BACKGROUND
Patient navigation (PN) programs have demonstrated efficacy in improving health outcomes for marginalized populations across a range of clinical contexts by addressing barriers to health care, including social determinants of health (SDoHs). However, it can be challenging for navigators to identify SDoHs by asking patients directly because of many factors, including patients’ reluctance to disclose information, communication barriers, and the variable resources and experience levels of patient navigators. Navigators could benefit from strategies that augment their ability to gather SDoH data. Machine learning can be leveraged as one of these strategies to identify SDoH-related barriers. This could further improve health outcomes, particularly in underserved populations.
OBJECTIVE
In this formative study, we explored novel machine learning–based approaches to predict SDoHs in 2 Chicago area PN studies. In the first approach, we applied machine learning to data that include comments and interaction details between patients and navigators, whereas the second approach augmented patients’ demographic information. This paper presents the results of these experiments and provides recommendations for data collection and the application of machine learning techniques more generally to the problem of predicting SDoHs.
METHODS
We conducted 2 experiments to explore the feasibility of using machine learning to predict patients’ SDoHs using data collected from PN research. The machine learning algorithms were trained on data collected from 2 Chicago area PN studies. In the first experiment, we compared several machine learning algorithms (logistic regression, random forest, support vector machine, artificial neural network, and Gaussian naive Bayes) to predict SDoHs from both patient demographics and navigator’s encounter data over time.
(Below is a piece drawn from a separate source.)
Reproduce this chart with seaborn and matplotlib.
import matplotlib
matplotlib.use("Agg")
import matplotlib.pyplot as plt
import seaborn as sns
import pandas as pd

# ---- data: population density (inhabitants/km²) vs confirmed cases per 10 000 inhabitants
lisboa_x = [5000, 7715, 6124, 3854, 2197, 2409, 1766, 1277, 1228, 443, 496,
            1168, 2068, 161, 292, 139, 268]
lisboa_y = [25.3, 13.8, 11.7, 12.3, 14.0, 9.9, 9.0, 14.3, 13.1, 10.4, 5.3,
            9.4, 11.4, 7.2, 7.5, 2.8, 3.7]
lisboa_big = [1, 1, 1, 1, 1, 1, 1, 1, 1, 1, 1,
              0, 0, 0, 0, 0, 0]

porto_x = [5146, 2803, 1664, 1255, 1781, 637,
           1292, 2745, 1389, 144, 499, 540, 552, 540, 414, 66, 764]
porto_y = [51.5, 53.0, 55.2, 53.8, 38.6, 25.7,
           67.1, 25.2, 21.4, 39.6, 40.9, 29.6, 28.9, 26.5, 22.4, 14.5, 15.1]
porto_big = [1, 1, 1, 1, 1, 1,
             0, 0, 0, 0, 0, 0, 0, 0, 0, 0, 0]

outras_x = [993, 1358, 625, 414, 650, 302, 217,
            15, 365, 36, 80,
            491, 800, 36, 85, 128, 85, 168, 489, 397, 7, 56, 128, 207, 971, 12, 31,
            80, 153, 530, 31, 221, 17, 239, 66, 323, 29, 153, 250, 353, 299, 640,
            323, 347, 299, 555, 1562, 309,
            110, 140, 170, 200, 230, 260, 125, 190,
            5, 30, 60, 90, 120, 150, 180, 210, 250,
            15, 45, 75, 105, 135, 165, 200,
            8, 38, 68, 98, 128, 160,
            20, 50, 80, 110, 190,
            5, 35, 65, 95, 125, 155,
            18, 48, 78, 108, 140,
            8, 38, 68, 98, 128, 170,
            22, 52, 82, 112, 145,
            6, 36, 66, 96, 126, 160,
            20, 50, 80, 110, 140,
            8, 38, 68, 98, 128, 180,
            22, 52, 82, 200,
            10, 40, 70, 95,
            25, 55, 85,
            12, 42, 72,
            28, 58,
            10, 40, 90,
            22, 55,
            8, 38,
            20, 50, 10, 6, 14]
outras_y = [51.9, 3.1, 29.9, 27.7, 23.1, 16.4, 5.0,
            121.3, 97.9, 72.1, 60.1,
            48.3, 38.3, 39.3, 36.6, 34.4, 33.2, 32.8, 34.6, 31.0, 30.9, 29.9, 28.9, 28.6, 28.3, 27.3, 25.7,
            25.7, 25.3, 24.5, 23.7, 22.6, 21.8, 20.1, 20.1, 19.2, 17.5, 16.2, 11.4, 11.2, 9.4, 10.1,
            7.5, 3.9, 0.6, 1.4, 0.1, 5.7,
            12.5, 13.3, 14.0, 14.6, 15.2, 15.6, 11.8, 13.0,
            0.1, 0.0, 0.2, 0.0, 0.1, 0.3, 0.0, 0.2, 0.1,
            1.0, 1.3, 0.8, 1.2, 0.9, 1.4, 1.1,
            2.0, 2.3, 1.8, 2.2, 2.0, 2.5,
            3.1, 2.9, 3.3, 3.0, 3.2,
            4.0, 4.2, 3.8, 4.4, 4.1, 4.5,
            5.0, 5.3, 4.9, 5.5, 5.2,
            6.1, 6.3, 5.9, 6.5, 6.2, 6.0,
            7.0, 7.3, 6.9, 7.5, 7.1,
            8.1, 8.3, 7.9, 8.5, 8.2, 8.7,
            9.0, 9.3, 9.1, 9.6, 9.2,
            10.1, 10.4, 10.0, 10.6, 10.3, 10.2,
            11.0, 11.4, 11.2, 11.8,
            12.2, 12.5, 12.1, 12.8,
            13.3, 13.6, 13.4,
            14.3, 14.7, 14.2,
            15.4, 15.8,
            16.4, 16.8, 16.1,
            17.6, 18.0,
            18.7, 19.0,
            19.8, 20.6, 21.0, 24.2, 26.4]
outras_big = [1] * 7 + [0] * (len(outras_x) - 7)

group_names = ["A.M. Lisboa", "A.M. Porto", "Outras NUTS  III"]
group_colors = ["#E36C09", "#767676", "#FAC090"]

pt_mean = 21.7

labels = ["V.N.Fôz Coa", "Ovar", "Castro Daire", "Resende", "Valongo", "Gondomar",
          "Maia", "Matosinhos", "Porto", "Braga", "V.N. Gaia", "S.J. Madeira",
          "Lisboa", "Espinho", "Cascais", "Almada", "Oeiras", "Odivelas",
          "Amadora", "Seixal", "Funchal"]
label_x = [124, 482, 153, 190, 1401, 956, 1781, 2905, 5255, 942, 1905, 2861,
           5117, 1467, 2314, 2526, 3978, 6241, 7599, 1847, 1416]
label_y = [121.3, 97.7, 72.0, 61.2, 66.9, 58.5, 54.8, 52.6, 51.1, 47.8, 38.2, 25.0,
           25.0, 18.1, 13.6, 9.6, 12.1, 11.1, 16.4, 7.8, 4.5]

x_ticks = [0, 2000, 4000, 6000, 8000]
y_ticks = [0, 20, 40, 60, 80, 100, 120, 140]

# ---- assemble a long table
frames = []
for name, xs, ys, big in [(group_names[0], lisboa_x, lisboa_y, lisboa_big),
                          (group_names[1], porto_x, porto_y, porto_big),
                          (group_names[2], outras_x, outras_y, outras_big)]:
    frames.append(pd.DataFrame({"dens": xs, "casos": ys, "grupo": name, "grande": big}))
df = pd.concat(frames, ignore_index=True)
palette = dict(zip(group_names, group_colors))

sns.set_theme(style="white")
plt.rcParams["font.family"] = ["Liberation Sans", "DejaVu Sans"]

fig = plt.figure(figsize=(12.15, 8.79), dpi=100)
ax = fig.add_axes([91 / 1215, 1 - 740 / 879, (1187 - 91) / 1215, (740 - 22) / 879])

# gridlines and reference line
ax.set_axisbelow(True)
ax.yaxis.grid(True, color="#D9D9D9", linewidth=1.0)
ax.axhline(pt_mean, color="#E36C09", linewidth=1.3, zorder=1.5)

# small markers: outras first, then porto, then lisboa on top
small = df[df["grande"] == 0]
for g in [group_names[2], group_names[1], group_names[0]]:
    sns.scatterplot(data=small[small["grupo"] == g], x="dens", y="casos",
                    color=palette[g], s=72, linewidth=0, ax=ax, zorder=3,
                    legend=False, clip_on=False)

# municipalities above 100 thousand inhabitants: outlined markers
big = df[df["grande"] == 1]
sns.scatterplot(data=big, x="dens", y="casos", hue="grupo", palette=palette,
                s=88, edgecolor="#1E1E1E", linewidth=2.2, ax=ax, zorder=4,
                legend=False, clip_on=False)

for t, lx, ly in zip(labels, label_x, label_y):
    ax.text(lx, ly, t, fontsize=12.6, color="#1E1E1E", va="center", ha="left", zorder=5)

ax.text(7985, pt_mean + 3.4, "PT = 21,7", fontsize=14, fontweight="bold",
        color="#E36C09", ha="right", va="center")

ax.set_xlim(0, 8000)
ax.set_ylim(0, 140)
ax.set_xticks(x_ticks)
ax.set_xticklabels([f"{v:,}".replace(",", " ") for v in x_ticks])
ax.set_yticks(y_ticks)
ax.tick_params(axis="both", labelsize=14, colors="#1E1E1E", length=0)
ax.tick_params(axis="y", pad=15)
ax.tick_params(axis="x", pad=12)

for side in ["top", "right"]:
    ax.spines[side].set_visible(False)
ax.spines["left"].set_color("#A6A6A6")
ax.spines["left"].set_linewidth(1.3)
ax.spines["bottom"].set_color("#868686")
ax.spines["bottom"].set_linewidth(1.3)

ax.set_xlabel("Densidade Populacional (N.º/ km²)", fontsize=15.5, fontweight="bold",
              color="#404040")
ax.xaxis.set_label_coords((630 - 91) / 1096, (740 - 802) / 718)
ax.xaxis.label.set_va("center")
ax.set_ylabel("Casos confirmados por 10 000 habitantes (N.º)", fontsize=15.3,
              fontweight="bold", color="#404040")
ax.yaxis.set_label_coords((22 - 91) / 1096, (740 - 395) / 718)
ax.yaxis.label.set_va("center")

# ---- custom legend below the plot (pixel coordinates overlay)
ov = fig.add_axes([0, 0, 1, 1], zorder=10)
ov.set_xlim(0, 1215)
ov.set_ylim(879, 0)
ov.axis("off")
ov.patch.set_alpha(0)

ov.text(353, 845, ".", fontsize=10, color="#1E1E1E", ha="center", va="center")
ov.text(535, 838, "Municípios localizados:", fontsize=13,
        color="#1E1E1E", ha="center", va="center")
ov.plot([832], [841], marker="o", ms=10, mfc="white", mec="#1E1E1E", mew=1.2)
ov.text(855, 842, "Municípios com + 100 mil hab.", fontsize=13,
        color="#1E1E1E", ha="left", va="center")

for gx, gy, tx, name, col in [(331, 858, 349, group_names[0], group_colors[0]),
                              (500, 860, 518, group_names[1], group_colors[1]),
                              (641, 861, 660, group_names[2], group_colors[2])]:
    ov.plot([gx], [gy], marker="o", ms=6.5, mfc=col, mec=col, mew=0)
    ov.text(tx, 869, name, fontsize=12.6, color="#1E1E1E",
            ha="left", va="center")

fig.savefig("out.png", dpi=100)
In the second experiment, we used multiclass classification with augmented information, such as transportation time to a hospital, to predict multiple SDoHs for each patient.
RESULTS
In the first experiment, the random forest classifier achieved the highest accuracy among the classifiers tested. The overall accuracy to predict SDoHs was 71.3%. In the second experiment, multiclass classification effectively predicted a few patients’ SDoHs based purely on demographic and augmented data. The best accuracy of these predictions overall was 73%. However, both experiments yielded high variability in individual SDoH predictions and correlations that become salient among SDoHs.
CONCLUSIONS
To our knowledge, this study is the first approach to applying PN encounter data and multiclass learning algorithms to predict SDoHs. The experiments discussed yielded valuable lessons, including the awareness of model limitations and bias, planning for standardization of data sources and measurement, and the need to identify and anticipate the intersectionality and clustering of SDoHs. Although our focus was on predicting patients’ SDoHs, machine learning can have a broad range of applications in the field of PN, from tailoring intervention delivery (eg, supporting PN decision-making) to informing resource allocation for measurement, and PN supervision.